We don't have Texaco in New Zealand; it has been Caltex since the early 1940s. It is not really advertising if you cannot buy the product. Even BBC Radio 3 re-broadcasts Live from the Met.
Apologies if this has already come up in this thread, but let's not forget that Radio NZ's situation is not unique. Similar funding pressure is being applied throughout the Public Service.
Changes to RNZ would likely be apparent, but a lot of the services under threat are things that you mightn't miss until they're not there. And once they're gone, they'll be difficult to get back.
I wonder whether campaigning for RNZ in isolation is overlooking the larger-scale pattern?
In context, I know this is a ghastly thing to say but I wish a couple of dozen fuck-wit looky-loos had been killed yesterday -- but I guess then it would have all been the Gummints fault. I can understand why John Carter is rather pissed off... David and I have elderly friends (one with advanced MS) who live on Lyall Parade -- if they could see a tsunami front out their front window, they're dead. That simple.
I was kind of plugging for minor but undeniable property damage. Mind you, there are many, many natural disasters that we could do with minor but disturbing verions of to give people a wake-up call. Tsunamis are just the ones in the news lately.
This week John Drinnan delivers just a few modest questions regarding the RNZ debate:
* Have any of the passionate advocates for National Radio listened to Chris Laidlaw on a Sunday morning, an important timeslot for public radio? It should be called the Death Warmed Up show.
* Is Radio New Zealand offering such good public radio that it could be harmed by considering a few new ideas?
* Do the broadcasters at Radio New Zealand think that it has been well managed?
* Why do most campaigners ignore the underfunding of RNZ under Labour?
* How come Radio New Zealand is based in Wellington but has no relationship or rapport with successive Governments?
* Some on the right want to tear Radio New Zealand down. What happened to the middle ground in the debate about the future of RNZ?
I had a go:
1. This is often commented on even by RNZ fans. But by all means let's start talking about changing and improving RNZ's offerings rather than starving it to death?
2. "Do the same or more, with less" is not really a cogent 'new idea' for improving RNZ's public radio service - and most of the ideas already floated do involve some harm to quality in some sense (reduced overnight service, some loss of FM broadcasting, etc). But the government thinks this is drama queen stuff. So where to from here?
3. Probably. Certainly KPMG did, in basically concluding that the station was being as well managed as possible given roughly 25% underfunding. If RNZ bosses do another round of self-examination and the answer is still "yes we're doing what we can", will Drinnan accept this or will he just keep on making jibes about Wellington Civil Servant Labour Voter Radio?
4. It's a widely accepted concept in political activism that you lobby the people who are in power now, not (for instance) another bunch that were voted out a year and a half ago. And even so, what about Labour treating RNZ badly makes it beyond questioning for National to treat it even worse?

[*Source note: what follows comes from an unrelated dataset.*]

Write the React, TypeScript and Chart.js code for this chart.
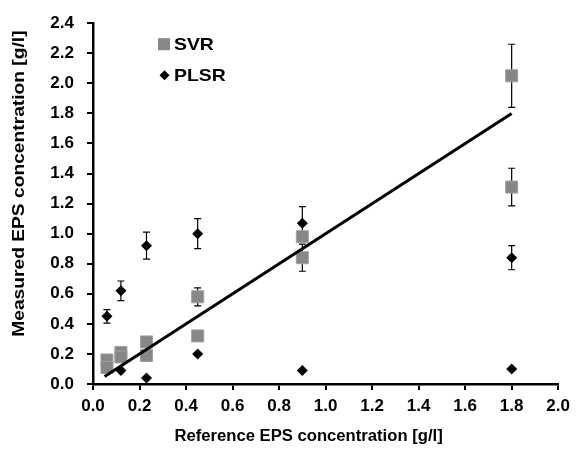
import React, { useEffect, useRef } from "react";
import { Chart, registerables } from "chart.js";

Chart.register(...registerables);

// Reference EPS concentration [g/l]
const svrX = [0.06, 0.06, 0.12, 0.12, 0.23, 0.23, 0.45, 0.45, 0.9, 0.9, 1.8, 1.8];
const svrY = [0.16, 0.11, 0.21, 0.18, 0.28, 0.19, 0.58, 0.32, 0.98, 0.84, 2.05, 1.31];
const svrErr = [0, 0, 0, 0, 0, 0, 0.06, 0, 0.03, 0.09, 0.21, 0.125];

const plsrX = [0.06, 0.12, 0.12, 0.23, 0.23, 0.45, 0.45, 0.9, 0.9, 1.8, 1.8];
const plsrY = [0.45, 0.62, 0.09, 0.92, 0.04, 1.0, 0.2, 1.07, 0.09, 0.84, 0.1];
const plsrErr = [0.045, 0.065, 0, 0.09, 0, 0.1, 0, 0.11, 0, 0.08, 0];

const fitX = [0.05, 1.8];
const fitY = [0.05, 1.8];

const legendLabels = ["SVR", "PLSR"];
const xTitle = "Reference EPS concentration [g/l]";
const yTitle = "Measured EPS concentration [g/l]";

const FONT = "'Liberation Sans', Arial, sans-serif";
const SVR_FILL = "#878787";
const SVR_EDGE = "#a0a0a0";

const errorBarPlugin = {
  id: "errorBars",
  beforeDatasetsDraw(chart: any) {
    const ctx = chart.ctx;
    const xs = chart.scales.x;
    const ys = chart.scales.y;
    const sets = [
      { x: svrX, y: svrY, e: svrErr },
      { x: plsrX, y: plsrY, e: plsrErr },
    ];
    ctx.save();
    ctx.strokeStyle = "#000";
    ctx.lineWidth = 1.2;
    for (const s of sets) {
      for (let i = 0; i < s.x.length; i++) {
        if (!s.e[i]) continue;
        const px = xs.getPixelForValue(s.x[i]);
        const top = ys.getPixelForValue(s.y[i] + s.e[i]);
        const bot = ys.getPixelForValue(s.y[i] - s.e[i]);
        ctx.beginPath();
        ctx.moveTo(px, top);
        ctx.lineTo(px, bot);
        ctx.moveTo(px - 3.5, top);
        ctx.lineTo(px + 3.5, top);
        ctx.moveTo(px - 3.5, bot);
        ctx.lineTo(px + 3.5, bot);
        ctx.stroke();
      }
    }
    ctx.restore();
  },
};

const textPlugin = {
  id: "texts",
  afterDraw(chart: any) {
    const ctx = chart.ctx;
    const ca = chart.chartArea;
    ctx.save();
    ctx.fillStyle = "#000";
    ctx.textBaseline = "middle";
    ctx.textAlign = "left";

    // Legend inside plot
    const x0 = ca.left + 65;
    const y0 = ca.top + 21;
    const gap = 31;
    ctx.fillStyle = SVR_FILL;
    ctx.fillRect(x0, y0 - 6, 12, 12);
    ctx.fillStyle = "#000";
    const cx = x0 + 6.5;
    const cy = y0 + gap;
    ctx.beginPath();
    ctx.moveTo(cx - 5, cy);
    ctx.lineTo(cx, cy - 5);
    ctx.lineTo(cx + 5, cy);
    ctx.lineTo(cx, cy + 5);
    ctx.closePath();
    ctx.fill();
    ctx.font = `bold 17px ${FONT}`;
    for (let i = 0; i < legendLabels.length; i++) {
      ctx.save();
      ctx.translate(x0 + 16, y0 + i * gap + 1);
      ctx.scale(1.14, 1);
      ctx.fillText(legendLabels[i], 0, 0);
      ctx.restore();
    }

    // Axis titles (slightly widened lettering as in the reference)
    ctx.textAlign = "center";
    ctx.font = `bold 16px ${FONT}`;
    ctx.save();
    ctx.translate((ca.left + ca.right) / 2 - 17, 437);
    ctx.scale(1.04, 1);
    ctx.fillText(xTitle, 0, 0);
    ctx.restore();

    ctx.font = `bold 17px ${FONT}`;
    ctx.save();
    ctx.translate(19, (ca.top + ca.bottom) / 2 - 20);
    ctx.rotate(-Math.PI / 2);
    ctx.scale(1.13, 1);
    ctx.fillText(yTitle, 0, 0);
    ctx.restore();

    ctx.restore();
  },
};

export default function App() {
  const ref = useRef<HTMLCanvasElement>(null);

  useEffect(() => {
    document.body.style.margin = "0";
    const canvas = ref.current;
    if (!canvas) return;
    const chart = new Chart(canvas, {
      type: "scatter",
      data: {
        datasets: [
          {
            label: legendLabels[0],
            data: svrX.map((x, i) => ({ x, y: svrY[i] })),
            pointStyle: "rect",
            pointRadius: 8.5,
            pointHoverRadius: 8.5,
            backgroundColor: SVR_FILL,
            borderColor: SVR_EDGE,
            borderWidth: 1,
            order: 3,
          },
          {
            type: "line",
            label: "fit",
            data: fitX.map((x, i) => ({ x, y: fitY[i] })),
            borderColor: "#000",
            borderWidth: 3,
            pointRadius: 0,
            fill: false,
            order: 2,
          } as any,
          {
            label: legendLabels[1],
            data: plsrX.map((x, i) => ({ x, y: plsrY[i] })),
            pointStyle: "rectRot",
            pointRadius: 5.5,
            pointHoverRadius: 5.5,
            backgroundColor: "#000",
            borderColor: "#000",
            borderWidth: 0,
            order: 1,
          },
        ],
      },
      options: {
        responsive: false,
        animation: false,
        events: [],
        layout: { padding: { left: 8, top: 22, right: 15, bottom: 4 } },
        plugins: {
          legend: { display: false },
          tooltip: { enabled: false },
        },
        scales: {
          x: {
            type: "linear",
            min: 0,
            max: 2.0,
            afterFit: (s: any) => {
              s.height = 63;
            },
            ticks: {
              stepSize: 0.2,
              color: "#000",
              padding: 6,
              font: { family: FONT, size: 17, weight: "bold" },
              callback: (v: any) => Number(v).toFixed(1),
            },
            grid: {
              drawOnChartArea: false,
              drawTicks: true,
              tickLength: 6,
              color: "#000",
              lineWidth: 2,
            },
            border: { color: "#000", width: 2.5 },
            title: { display: false },
          },
          y: {
            type: "linear",
            min: 0,
            max: 2.4,
            afterFit: (s: any) => {
              s.width = 85;
            },
            ticks: {
              stepSize: 0.2,
              color: "#000",
              padding: 13,
              font: { family: FONT, size: 17, weight: "bold" },
              callback: (v: any) => Number(v).toFixed(1),
            },
            grid: {
              drawOnChartArea: false,
              drawTicks: true,
              tickLength: 6,
              color: "#000",
              lineWidth: 2,
            },
            border: { color: "#000", width: 2.5 },
            title: { display: false },
          },
        },
      },
      plugins: [errorBarPlugin, textPlugin],
    });
    return () => chart.destroy();
  }, []);

  return (
    <div style={{ width: 576, height: 451, background: "#fff" }}>
      <canvas ref={ref} width={576} height={451} style={{ display: "block" }} />
    </div>
  );
}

5. This may come down to that pesky thing of being a non-political independent public broadcaster. Funny, Drinnan decided last week that there was some basis in calling RNZ "Radio Labour", and that this was a bad thing, and now 'rapport' with government is something that RNZ should have been aiming for? Beats me too.
6. It's still out there, but its natural flora has been heavily colonised by the hardy crossbreed language of 'rationalisation' and privatisation, which is choking out the language of public service broadcasting which was previously native to discussion about... a public service broadcaster. I wonder who, given their regular opportunity to comment on the matter in the print media, might have some minor culpability in this?